Notice that a channel sloping downward was formed after a strong upward move (known as the flag pole). Price eventually broke out of the range and continued higher, with the move equal to or larger than the height of the flag.
There are three variants of the triangle chart pattern; symmetric triangles, ascending triangles and descending triangles.
A symmetrical triangle is formed when the price exhibits lower highs and lower lows and tells us a breakout is imminent. Symmetrical triangles do not tell us the direction of the breakout, only that we should be ready to anticipate one.
An example is displayed below. To take advantage of a symmetrical triangle pattern, we can place entry orders on either side of the triangle. Once the price breaks out of the triangle, one of the limit orders will be triggered (and we can cancel the other order), allowing us to ride in the direction of the breakout.
With the chart above, we would have placed limit orders to buy just above the triangle, while we would place limit orders to sell just below the triangle. Once the price broke below the triangle, BTC-USD fell from $9,600 to lows around $7,400 which is approximately equal to the height of the triangle.
Ascending triangles are formed when the price exhibits higher lows and tests a horizontal resistance level. An example of an ascending triangle is shown below.
Usually, the price will break the resistance and go onto establish a bullish trend. However, sometimes the resistance may be too strong and the price will break out to the downside instead.
The example above shows a breakout to the upside. Notice that the height of the triangle is about $600 and once the price broke the resistance level, the price rose from around $10,450 to near $11,000. Therefore, the height of the triangle tells you how far the breakout may extend allowing you to exit the trade once the price has moved around $600.
To take advantage of ascending triangles, place limit buy orders just above the horizontal resistance. Alternatively, you can enter a short position if there is a breakout to the downside.
Descending triangles are formed when the price exhibits lower highs but is bounded by a horizontal support level. An example of a descending triangle is shown below. Usually, the price will break the horizontal support level and continue to head lower. However, sometimes the support level may be too strong and may break out to the upside.
The height of the triangle can be used to obtain potential targets. For instance, the triangle below is about $1,000 in height. After breaking below the support level, the price of bitcoin fell by over $1,000.
To take advantage of descending triangles, place a limit order to sell just below the support level. Alternatively, wait for a breakout above the triangle and enter a long position.
Bilateral Patterns: Wedges
While there are many bilateral patterns, the most frequently used is the wedge.
The wedge chart pattern is formed by drawing trend lines in the same direction that converge on each other.

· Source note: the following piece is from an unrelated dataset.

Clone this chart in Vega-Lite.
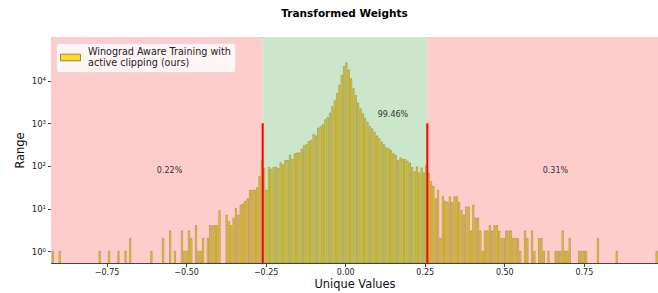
{
  "$schema": "https://vega.github.io/schema/vega-lite/v6.json",
  "width": 607,
  "height": 226,
  "autosize": "none",
  "padding": {"left": 51, "top": 37, "right": 0, "bottom": 30},
  "background": "white",
  "title": {"text": "Transformed Weights", "fontSize": 10.5, "fontWeight": "bold", "font": "DejaVu Sans", "color": "black", "dx": -10, "offset": 10, "baseline": "alphabetic"},
  "config": {
    "view": {"stroke": "#555", "strokeWidth": 1},
    "font": "DejaVu Sans",
    "axis": {"grid": false, "domainColor": "#444", "tickColor": "#444", "labelColor": "#222", "titleColor": "#111", "labelFontSize": 8, "titleFontSize": 11.4, "titleFontWeight": "normal", "tickSize": 3.5, "labelPadding": 2, "labelFont": "DejaVu Sans", "titleFont": "DejaVu Sans"}
  },
  "datasets": {
    "regions": [
      {"x0": -1.0, "x1": -0.2593, "zone": "clipped"},
      {"x0": -0.2593, "x1": 0.2580, "zone": "kept"},
      {"x0": 0.2580, "x1": 1.0, "zone": "clipped"}
    ],
    "thresholds": [{"t": -0.2593}, {"t": 0.2580}],
    "notes": [
      {"x": -0.592, "y": 70, "label": "0.22%"},
      {"x": 0.102, "y": 1416, "label": "99.46%"},
      {"x": 0.6207, "y": 70, "label": "0.31%"}
    ],
    "hist": [
      {"v": -0.9209, "n": 1}, {"v": -0.8987, "n": 1}, {"v": -0.7732, "n": 1}, {"v": -0.7436, "n": 1},
      {"v": -0.7141, "n": 1}, {"v": -0.6919, "n": 1}, {"v": -0.6772, "n": 2}, {"v": -0.6107, "n": 1},
      {"v": -0.5738, "n": 2}, {"v": -0.5516, "n": 3}, {"v": -0.5369, "n": 1}, {"v": -0.5147, "n": 3},
      {"v": -0.5073, "n": 1}, {"v": -0.4999, "n": 1}, {"v": -0.4925, "n": 3}, {"v": -0.4852, "n": 2},
      {"v": -0.4704, "n": 4}, {"v": -0.4630, "n": 1}, {"v": -0.4556, "n": 1}, {"v": -0.4482, "n": 2},
      {"v": -0.4335, "n": 2}, {"v": -0.4261, "n": 4}, {"v": -0.4187, "n": 4}, {"v": -0.4113, "n": 4},
      {"v": -0.4039, "n": 4}, {"v": -0.3965, "n": 9}, {"v": -0.3744, "n": 7}, {"v": -0.3670, "n": 5},
      {"v": -0.3596, "n": 4}, {"v": -0.3522, "n": 6}, {"v": -0.3448, "n": 10}, {"v": -0.3375, "n": 7},
      {"v": -0.3301, "n": 12}, {"v": -0.3227, "n": 13}, {"v": -0.3153, "n": 15}, {"v": -0.3079, "n": 17},
      {"v": -0.3005, "n": 27}, {"v": -0.2931, "n": 27}, {"v": -0.2858, "n": 27}, {"v": -0.2784, "n": 31},
      {"v": -0.2710, "n": 57}, {"v": -0.2636, "n": 131}, {"v": -0.2562, "n": 88}, {"v": -0.2488, "n": 27},
      {"v": -0.2414, "n": 92}, {"v": -0.2341, "n": 84}, {"v": -0.2267, "n": 92}, {"v": -0.2193, "n": 95},
      {"v": -0.2119, "n": 87}, {"v": -0.2045, "n": 119}, {"v": -0.1971, "n": 107}, {"v": -0.1897, "n": 135},
      {"v": -0.1824, "n": 135}, {"v": -0.1750, "n": 177}, {"v": -0.1676, "n": 143}, {"v": -0.1602, "n": 193},
      {"v": -0.1528, "n": 200}, {"v": -0.1454, "n": 203}, {"v": -0.1380, "n": 250}, {"v": -0.1307, "n": 302},
      {"v": -0.1233, "n": 318}, {"v": -0.1159, "n": 375}, {"v": -0.1085, "n": 395}, {"v": -0.1011, "n": 546},
      {"v": -0.0937, "n": 507}, {"v": -0.0864, "n": 766}, {"v": -0.0790, "n": 836}, {"v": -0.0716, "n": 930},
      {"v": -0.0642, "n": 1217}, {"v": -0.0568, "n": 1378}, {"v": -0.0494, "n": 1742}, {"v": -0.0420, "n": 2450},
      {"v": -0.0347, "n": 3360}, {"v": -0.0273, "n": 5000}, {"v": -0.0199, "n": 7800}, {"v": -0.0125, "n": 13300},
      {"v": -0.0051, "n": 21500}, {"v": 0.0023, "n": 26000}, {"v": 0.0097, "n": 17700}, {"v": 0.0170, "n": 11100},
      {"v": 0.0244, "n": 6500}, {"v": 0.0318, "n": 4460}, {"v": 0.0392, "n": 2960}, {"v": 0.0466, "n": 2230},
      {"v": 0.0540, "n": 1670}, {"v": 0.0613, "n": 1310}, {"v": 0.0687, "n": 1050}, {"v": 0.0761, "n": 840},
      {"v": 0.0835, "n": 740}, {"v": 0.0909, "n": 620}, {"v": 0.0983, "n": 507}, {"v": 0.1056, "n": 434},
      {"v": 0.1130, "n": 362}, {"v": 0.1204, "n": 314}, {"v": 0.1278, "n": 267}, {"v": 0.1352, "n": 253},
      {"v": 0.1426, "n": 231}, {"v": 0.1499, "n": 193}, {"v": 0.1573, "n": 177}, {"v": 0.1647, "n": 135},
      {"v": 0.1721, "n": 154}, {"v": 0.1795, "n": 143}, {"v": 0.1869, "n": 143}, {"v": 0.1942, "n": 130},
      {"v": 0.2016, "n": 117}, {"v": 0.2090, "n": 92}, {"v": 0.2164, "n": 73}, {"v": 0.2238, "n": 95},
      {"v": 0.2311, "n": 69}, {"v": 0.2385, "n": 90}, {"v": 0.2459, "n": 69}, {"v": 0.2533, "n": 104},
      {"v": 0.2607, "n": 67}, {"v": 0.2681, "n": 43}, {"v": 0.2754, "n": 33}, {"v": 0.2828, "n": 17},
      {"v": 0.2902, "n": 27}, {"v": 0.2976, "n": 2}, {"v": 0.3050, "n": 19}, {"v": 0.3124, "n": 15},
      {"v": 0.3197, "n": 14}, {"v": 0.3271, "n": 19}, {"v": 0.3345, "n": 14}, {"v": 0.3419, "n": 19},
      {"v": 0.3493, "n": 19}, {"v": 0.3567, "n": 14}, {"v": 0.3640, "n": 9}, {"v": 0.3714, "n": 7},
      {"v": 0.3788, "n": 11}, {"v": 0.3862, "n": 11}, {"v": 0.3936, "n": 3}, {"v": 0.4010, "n": 12},
      {"v": 0.4083, "n": 6}, {"v": 0.4157, "n": 6}, {"v": 0.4231, "n": 3}, {"v": 0.4305, "n": 1},
      {"v": 0.4379, "n": 3}, {"v": 0.4453, "n": 3}, {"v": 0.4526, "n": 4}, {"v": 0.4600, "n": 3},
      {"v": 0.4674, "n": 4}, {"v": 0.4748, "n": 4}, {"v": 0.4822, "n": 3}, {"v": 0.4896, "n": 2},
      {"v": 0.4969, "n": 2}, {"v": 0.5043, "n": 3}, {"v": 0.5117, "n": 3}, {"v": 0.5191, "n": 3},
      {"v": 0.5265, "n": 2}, {"v": 0.5338, "n": 2}, {"v": 0.5412, "n": 2}, {"v": 0.5486, "n": 1},
      {"v": 0.5634, "n": 3}, {"v": 0.5708, "n": 2}, {"v": 0.5855, "n": 3}, {"v": 0.5929, "n": 1},
      {"v": 0.6077, "n": 2}, {"v": 0.6151, "n": 2}, {"v": 0.6224, "n": 1}, {"v": 0.6372, "n": 1},
      {"v": 0.6594, "n": 1}, {"v": 0.6667, "n": 1}, {"v": 0.6741, "n": 1}, {"v": 0.6815, "n": 3},
      {"v": 0.6889, "n": 1}, {"v": 0.6963, "n": 1}, {"v": 0.7037, "n": 2}, {"v": 0.7332, "n": 1},
      {"v": 0.7406, "n": 1}, {"v": 0.7480, "n": 1}, {"v": 0.7554, "n": 1}, {"v": 0.7923, "n": 2},
      {"v": 0.8514, "n": 1}, {"v": 0.9769, "n": 1}
    ]
  },
  "layer": [
    {
      "data": {"name": "regions"},
      "mark": {"type": "rect", "clip": true},
      "encoding": {
        "x": {"field": "x0", "type": "quantitative", "title": "Unique Values",
              "scale": {"domain": [-0.92458, 0.983], "nice": false, "zero": false},
              "axis": {"values": [-0.75, -0.5, -0.25, 0, 0.25, 0.5, 0.75], "format": ".2f", "titlePadding": 2}},
        "x2": {"field": "x1"},
        "fill": {"field": "zone", "type": "nominal", "scale": {"domain": ["clipped", "kept"], "range": ["#FFCCCC", "#CCE6CC"]}, "legend": null}
      }
    },
    {
      "data": {"name": "hist"},
      "transform": [
        {"bin": {"step": 0.0073853, "anchor": -0.92458, "extent": [-0.92458, 0.99], "nice": false}, "field": "v", "as": "b"}
      ],
      "mark": {"type": "bar", "clip": true, "fillOpacity": 0.88, "stroke": "#4a4220", "strokeWidth": 0.45, "strokeOpacity": 0.7},
      "encoding": {
        "x": {"field": "b", "type": "quantitative", "bin": {"binned": true}, "title": "Unique Values"},
        "x2": {"field": "b_end"},
        "y": {"field": "n", "type": "quantitative", "title": "Range",
              "scale": {"type": "log", "domain": [0.53, 105000], "nice": false},
              "axis": {"values": [1, 10, 100, 1000, 10000], "titlePadding": 6, "labelFontSize": 8.5,
                       "labelExpr": "datum.value < 5 ? '10⁰' : datum.value < 50 ? '10¹' : datum.value < 500 ? '10²' : datum.value < 5000 ? '10³' : '10⁴'"}},
        "y2": {"datum": 0.53},
        "color": {"datum": "Winograd Aware Training with active clipping (ours)", "type": "nominal",
                  "scale": {"range": ["#FFD700"]},
                  "legend": {"orient": "none", "legendX": 5, "legendY": 6, "title": null,
                             "labelExpr": "['Winograd Aware Training with', 'active clipping (ours)']",
                             "symbolType": "M-1,-0.33L1,-0.33L1,0.33L-1,0.33Z", "symbolSize": 400,
                             "symbolStrokeColor": "#4a4220", "symbolStrokeWidth": 0.7, "symbolOpacity": 0.85,
                             "labelFontSize": 9.6, "labelColor": "#222", "labelOffset": 7, "labelLimit": 300,
                             "padding": 4, "fillColor": "rgba(255,255,255,0.8)", "strokeColor": "#dddddd", "cornerRadius": 3,
                             "encode": {"labels": {"update": {"lineHeight": {"value": 11}, "dy": {"value": -5.5}}}}}}
      }
    },
    {
      "data": {"name": "thresholds"},
      "mark": {"type": "rule", "color": "#FF0000", "strokeWidth": 2, "clip": true},
      "encoding": {
        "x": {"field": "t", "type": "quantitative", "title": "Unique Values"},
        "y": {"datum": 1000},
        "y2": {"datum": 0.53}
      }
    },
    {
      "data": {"name": "notes"},
      "mark": {"type": "text", "align": "left", "baseline": "alphabetic", "fontSize": 8, "color": "#333"},
      "encoding": {
        "x": {"field": "x", "type": "quantitative", "title": "Unique Values"},
        "y": {"field": "y", "type": "quantitative"},
        "text": {"field": "label"}
      }
    }
  ]
}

Wedges can serve as continuation patterns but can also hint at reversals.
If a falling wedge is found after a downward trend, then it is a reversal signal and indicates an uptrend will form imminently. However, if a falling wedge is formed after an uptrend, then this pattern signals that the trend will continue.
An example of a falling wedge is shown below. Notice that the pattern forms after a large downward move. Once the price breaks out of the chart pattern, we can expect the price to rise by at least the height of the wedge.
As with falling wedges, rising wedges can be reversal or continuation patterns depending on where they are found. If a rising wedge is found after an uptrend, then it is a reversal pattern while if found after a downtrend, the rising wedge indicates a continuation of the trend.
Chart patterns are often found in periods of consolidation and are useful in identifying breakouts in the price.
There are three main types of chart patterns that traders can use; reversal patterns such as a double bottom, continuation patterns like pennants and bilateral chart patterns, which can indicate a reversal or continuation depending on where they appear.
Make sure you incorporate volume into any analysis of chart patterns, as we should see volume falling as the pattern is forming and then rising on a breakout.